Искусство также было преобразовано романтическими теориями. В это время в монастыре св. Исидора в Риме вокруг Овербека группировались Корнелиус, Вильгельм Шадов и Фейт, искавшие как патриоты и христиане вдохновения в средневековье. Но их влияние еще не проникло в Германию, где попрежнему господствовали взгляды Винкельмана и классические традиции. В нашей всеобщей истории можно опустить имена посредственных живописцев, учеников Карстенса. Зато скульпторы при отсутствии высокой оригинальности все-таки обнаруживают больше независимости; знаменитая триумфальная колесница, созданная Шадовым для Бранденбургских ворот, увезенная Наполеоном в Париж и возвращенная Берлину Блюхером, не лишена движения и известного величия. Христиан Раух (1777–1857), единственный выдающийся скульптор этой эпохи, только что начинает свою, впоследствии столь плодотворную, карьеру; но уже его памятник королевы Луизы, трогательный в своей простоте, обнаруживает всю силу его дарования; для изображения потомству соратников Фридриха II или героев борьбы за независимость едва ли кто-либо более подходил, чем этот трезвый, строгий скульптор, у которого наряду с некоторой суровостью и холодностью наблюдается порой проблеск пламенного чувства.
Падение Пруссии. Расцвет литературы утешал немцев в их политическом бессилии. Корифеи движения остались идеалистами и космополитами. У Шиллера и Гёте есть много такого, чем с тех пор подогревался немецкий патриотизм, но сами поэты быстро отвлеклись от вопросов, которые они считали до известной степени праздными. Мы имеем здесь один из самых любопытных парадоксов истории: немецкий национализм, такой агрессивный и высокомерный, вырос в школе писателей, считавших патриотизм лишь докучным предрассудком. Многие, и притом самые знаменитые, умерли нераскаянными грешниками: Гёте до конца любил Францию, а Гегель постоянно восторгался Наполеоном[45]

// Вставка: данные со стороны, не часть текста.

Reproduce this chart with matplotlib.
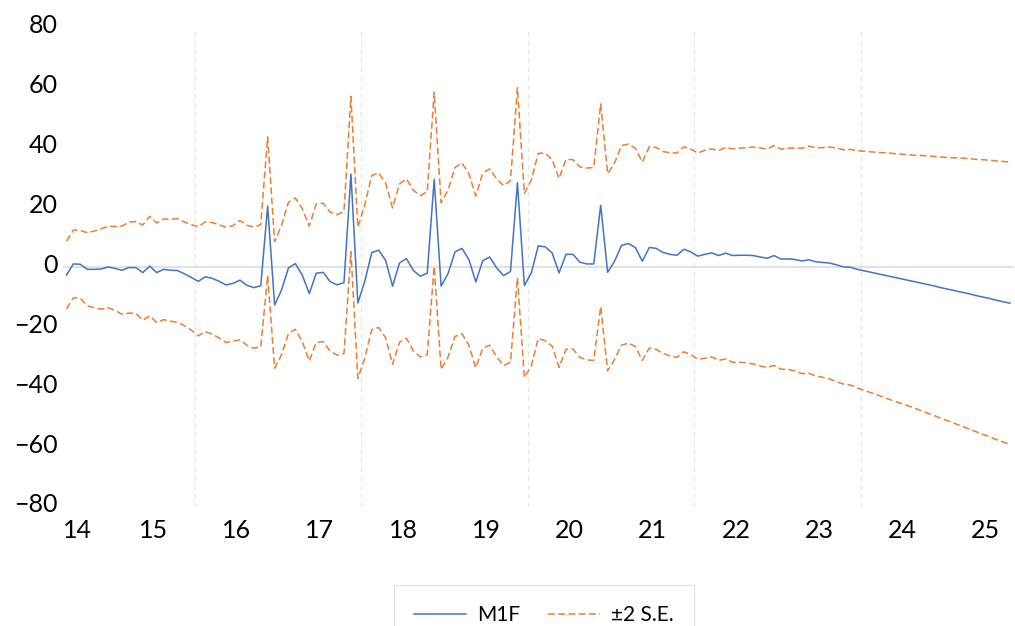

. Их современники сокрушались по этому поводу, потому что поражение Пруссии пробудило их от волшебного сна, и они поняли, что народ, не умеющий отстоять свою независимость, осужден на быстрый духовный упадок.Долгое время немцы не понимали истинного значения начинаний Наполеона; недостаток прозорливости им пришлось искупать твердостью духа и мужеством. В 1807 году монархия Гогенцоллернов была уже только второстепенной державой, лишенной своих польских и нестфальских провинций, подстерегаемой на всех границах соседями, которые вошли во вкус при дележе добычи. Поражение при Иене было не более как несчастье; поведение короля, униженно просившего мира, трусость многих комендантов крепостей, «сдававшихся по требованию трубача» (Бойен), прокламация берлинского губернатора Шуленбурга-Кенерта, напоминавшего жителям, что «спокойствие есть первый долг граждан», угодливость чиновников в выполнении приказов завоевателя, язык прессы, благоговейное любопытство толпы, глазевшей на вступление французских войск и пораженной театральным великодушием, с которым Наполеон простил графа Гатцфельда, — ни в чем, впрочем, невиновного, — все это, казалось, свидетельствовало о том, что народ готов дать себя поработить. Предположение, что этот народ когда-нибудь снова станет на ноги, казалось Гентцу смешным.
Наполеон был дальновиднее. Когда он писал султану, что Пруссия исчезла, он хотел обмануть этим Европу, но Тильзитский договор не удовлетворил его. Громы Фридланда лишь отчасти вознаградили за Эйлау; разбитая, униженная Пруссия, втиснутая в пределы трех своих коренных областей — Бранденбурга, Силезии и собственно Пруссии, все-таки продолжала существовать; потеря вестфальских владений главным образом лишила ее заветной надежды; что касается основания великого герцогства Варшавского, то хотя оно и пробивало на ее границах зияющую брешь, зато избавляло ее от миллионов подданных, всегда готовых к восстанию и стеснявших ее действия.